Selling Plant Starts: Not Just for Springtime
Shopping for baby plants for your garden in springtime seems like a long way off during the wet, cool winter. But here on the farm, selling plant starts is nearly a year-round endeavor.
As the farm office manager, I spend most of my time at a computer, and these days, that means entering data from this spring’s plant starts sales into a spreadsheet so we can better analyze our sales and plan for next season. Soon, Karyn will be meeting with the PT Food Co-op and Chimacum Corner Store to negotiate which of our nearly 100 varieties of plant starts to sell there. We’ll also strategize our sales at the farmers market and our own Farmstand.

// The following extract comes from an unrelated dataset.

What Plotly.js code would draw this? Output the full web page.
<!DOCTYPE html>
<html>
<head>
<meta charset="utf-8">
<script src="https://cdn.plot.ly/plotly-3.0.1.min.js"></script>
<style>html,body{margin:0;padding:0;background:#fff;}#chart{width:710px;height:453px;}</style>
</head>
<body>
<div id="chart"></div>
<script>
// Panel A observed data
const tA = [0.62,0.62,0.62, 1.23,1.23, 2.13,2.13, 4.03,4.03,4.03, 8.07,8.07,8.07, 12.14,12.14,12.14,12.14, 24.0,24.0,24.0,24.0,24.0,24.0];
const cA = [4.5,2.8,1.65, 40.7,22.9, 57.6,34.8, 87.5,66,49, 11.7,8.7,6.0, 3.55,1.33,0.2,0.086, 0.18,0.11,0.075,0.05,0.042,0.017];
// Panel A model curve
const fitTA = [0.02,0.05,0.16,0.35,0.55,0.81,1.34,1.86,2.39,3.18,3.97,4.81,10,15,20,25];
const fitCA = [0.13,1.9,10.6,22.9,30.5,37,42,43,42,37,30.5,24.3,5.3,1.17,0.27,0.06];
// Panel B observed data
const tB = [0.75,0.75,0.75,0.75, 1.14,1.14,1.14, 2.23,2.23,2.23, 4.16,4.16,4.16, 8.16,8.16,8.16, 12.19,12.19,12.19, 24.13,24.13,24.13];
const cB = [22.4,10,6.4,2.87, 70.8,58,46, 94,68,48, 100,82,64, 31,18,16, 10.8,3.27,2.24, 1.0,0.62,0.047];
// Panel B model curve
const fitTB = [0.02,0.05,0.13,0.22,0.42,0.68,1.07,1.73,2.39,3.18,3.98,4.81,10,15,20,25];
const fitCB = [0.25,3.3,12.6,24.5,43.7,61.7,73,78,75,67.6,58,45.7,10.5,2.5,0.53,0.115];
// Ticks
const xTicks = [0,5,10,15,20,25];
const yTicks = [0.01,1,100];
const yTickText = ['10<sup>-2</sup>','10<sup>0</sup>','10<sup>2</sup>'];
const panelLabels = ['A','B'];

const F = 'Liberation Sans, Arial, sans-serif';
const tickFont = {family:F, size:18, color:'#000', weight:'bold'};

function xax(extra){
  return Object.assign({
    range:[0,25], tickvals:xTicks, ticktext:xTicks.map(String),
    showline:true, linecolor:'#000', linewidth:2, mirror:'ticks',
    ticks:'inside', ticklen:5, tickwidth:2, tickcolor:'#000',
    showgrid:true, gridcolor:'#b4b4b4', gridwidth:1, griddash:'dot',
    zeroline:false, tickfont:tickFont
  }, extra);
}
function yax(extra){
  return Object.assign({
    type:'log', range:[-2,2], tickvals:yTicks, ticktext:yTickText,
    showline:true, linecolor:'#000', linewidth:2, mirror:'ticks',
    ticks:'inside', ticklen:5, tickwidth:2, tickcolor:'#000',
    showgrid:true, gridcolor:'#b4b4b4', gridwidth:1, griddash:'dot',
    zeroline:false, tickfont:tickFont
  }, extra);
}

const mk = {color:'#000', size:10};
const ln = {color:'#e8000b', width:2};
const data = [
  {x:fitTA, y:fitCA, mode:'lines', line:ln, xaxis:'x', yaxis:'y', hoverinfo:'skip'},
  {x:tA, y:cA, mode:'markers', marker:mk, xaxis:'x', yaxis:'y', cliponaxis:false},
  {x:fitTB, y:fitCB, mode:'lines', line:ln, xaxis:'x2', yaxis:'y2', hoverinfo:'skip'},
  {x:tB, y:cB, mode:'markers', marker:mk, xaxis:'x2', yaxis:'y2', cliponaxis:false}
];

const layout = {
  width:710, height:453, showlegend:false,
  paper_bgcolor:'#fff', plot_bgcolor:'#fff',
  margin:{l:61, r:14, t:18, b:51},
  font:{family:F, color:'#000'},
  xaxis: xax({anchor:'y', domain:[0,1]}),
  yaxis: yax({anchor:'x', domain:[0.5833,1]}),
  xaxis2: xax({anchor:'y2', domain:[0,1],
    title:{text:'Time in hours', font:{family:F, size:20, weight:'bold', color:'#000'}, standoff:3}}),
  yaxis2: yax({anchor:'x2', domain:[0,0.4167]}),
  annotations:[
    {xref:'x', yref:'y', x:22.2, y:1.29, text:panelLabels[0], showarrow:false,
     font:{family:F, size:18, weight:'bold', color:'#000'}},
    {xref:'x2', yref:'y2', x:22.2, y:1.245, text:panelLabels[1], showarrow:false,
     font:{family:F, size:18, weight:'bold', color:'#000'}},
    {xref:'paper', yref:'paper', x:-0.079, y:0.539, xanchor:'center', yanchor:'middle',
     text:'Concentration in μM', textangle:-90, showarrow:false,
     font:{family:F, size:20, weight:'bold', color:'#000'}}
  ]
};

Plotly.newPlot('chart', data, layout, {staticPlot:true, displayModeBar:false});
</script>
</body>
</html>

You might already have seen seed catalogs arriving in your mailbox — before long, we’ll be placing our seed orders. Inventorying and ordering the hundreds of pot tags that label each plant takes a bit of time and patience, as does inventorying and ordering the pots that the plants grow in.

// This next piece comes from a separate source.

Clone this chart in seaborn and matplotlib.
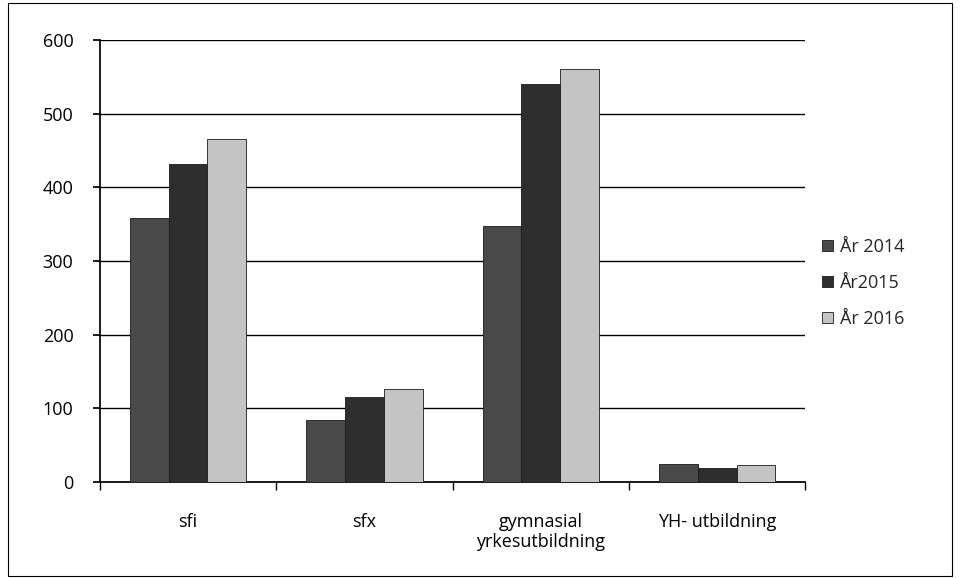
import pandas as pd
import numpy as np
import matplotlib.pyplot as plt
import seaborn as sns
from matplotlib.ticker import FixedLocator
from matplotlib.patches import Rectangle

categories = ["sfi", "sfx", "gymnasial\nyrkesutbildning", "YH- utbildning"]
series = ["År 2014", "År2015", "År 2016"]
v2014 = [358, 84, 347, 24]
v2015 = [432, 116, 540, 19]
v2016 = [466, 126, 561, 23]
yticks = [0, 100, 200, 300, 400, 500, 600]

df = pd.DataFrame({
    "kategori": categories * 3,
    "serie": [s for s in series for _ in categories],
    "antal": v2014 + v2015 + v2016,
})

sns.set_theme(style="white")
plt.rcParams["font.family"] = ["Open Sans", "DejaVu Sans"]

fig = plt.figure(figsize=(9.6, 5.78), dpi=100)
ax = fig.add_axes([0.104, 0.166, 0.735, 0.765])
pal = ["#4a4a4a", "#2e2e2e", "#c4c4c4"]
sns.barplot(data=df, x="kategori", y="antal", hue="serie", palette=pal,
            width=0.66, gap=0, saturation=1, ax=ax, zorder=3)

for bar in ax.patches:
    bar.set_edgecolor("#1a1a1a")
    bar.set_linewidth(0.6)

ax.set_ylim(0, 600)
ax.set_yticks(yticks)
ax.set_xlim(-0.5, 3.5)
ax.yaxis.grid(True, color="black", linewidth=1.0, zorder=0)
ax.set_xlabel("")
ax.set_ylabel("")
for s in ["top", "right"]:
    ax.spines[s].set_visible(False)
ax.spines["left"].set_color("black")
ax.spines["bottom"].set_color("black")
ax.tick_params(axis="y", which="major", length=5, color="black", direction="out",
               left=True, labelsize=13, labelcolor="black", pad=14)
ax.tick_params(axis="x", which="major", length=0, labelsize=13, labelcolor="black", pad=22)
ax.xaxis.set_minor_locator(FixedLocator([-0.5, 0.5, 1.5, 2.5, 3.5]))
ax.tick_params(axis="x", which="minor", length=6, color="black", direction="out", bottom=True)

leg = ax.legend(loc="center left", bbox_to_anchor=(1.0, 0.45), frameon=False,
                fontsize=13, handlelength=0.6, handleheight=0.6, handletextpad=0.4,
                labelspacing=1.0)

fig.patches.append(Rectangle((0.008, 0.004), 0.984, 0.99, transform=fig.transFigure,
                             fill=False, edgecolor="black", linewidth=0.8))

fig.savefig("out.png", dpi=100)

Once we have the seeds, our detailed production plan guides us through the various requirements of each type of seed. Each type germinates at a different temperature. Some seeds need to be soaked overnight. Some need darkness in order to germinate. Some, like lupines, need to be inoculated with symbiotic bacteria that help the plants fix nitrogen in their roots. Plants grow at different rates, and in order to have baby plants available throughout the spring that aren’t either too young and fragile or too old and leggy, we have a schedule of how many seeds of which varieties to plant on what dates. As the plants sprout, we must protect them from frost, water them at just the right times, and transplant them into bigger pots.

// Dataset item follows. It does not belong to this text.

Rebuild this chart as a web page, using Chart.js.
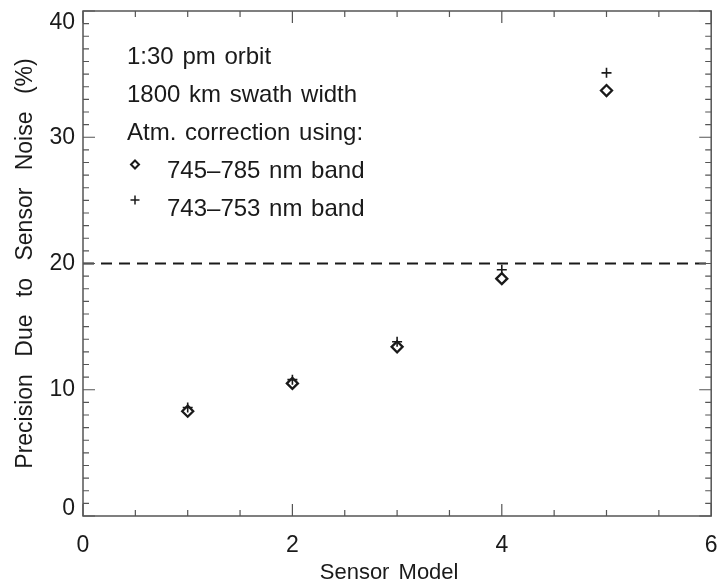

Finally, the plant starts are ready to be sold starting in late March or early April. This is when all our planning meets the real world. We strategize about how many plants of which variety to send to each outlet each week. Which plants sell best at the Farmstand versus at the farmers market? Are the red cosmos big enough to sell now, or should they stay in the greenhouse for another week? Did cold temperatures kill off our earliest planting of nasturtiums, or did that risky early planting pay off?
This is also when I get to leave the office twice a week and deliver plants to the Co-op and Corner Store. It’s enjoyable to see how excited shoppers get when we bring in flats of new plants. We track each plant delivered, sold, set out at the Farmstand, or brought back from the farmers market. Back at the office, I send out invoices for plant starts and track payments for them.
Finally, in late June, we can take a big deep breath when all the plant starts have left the greenhouse and are growing happily in gardens across the county. We get a few months’ break from plant starts… until planning starts again in November.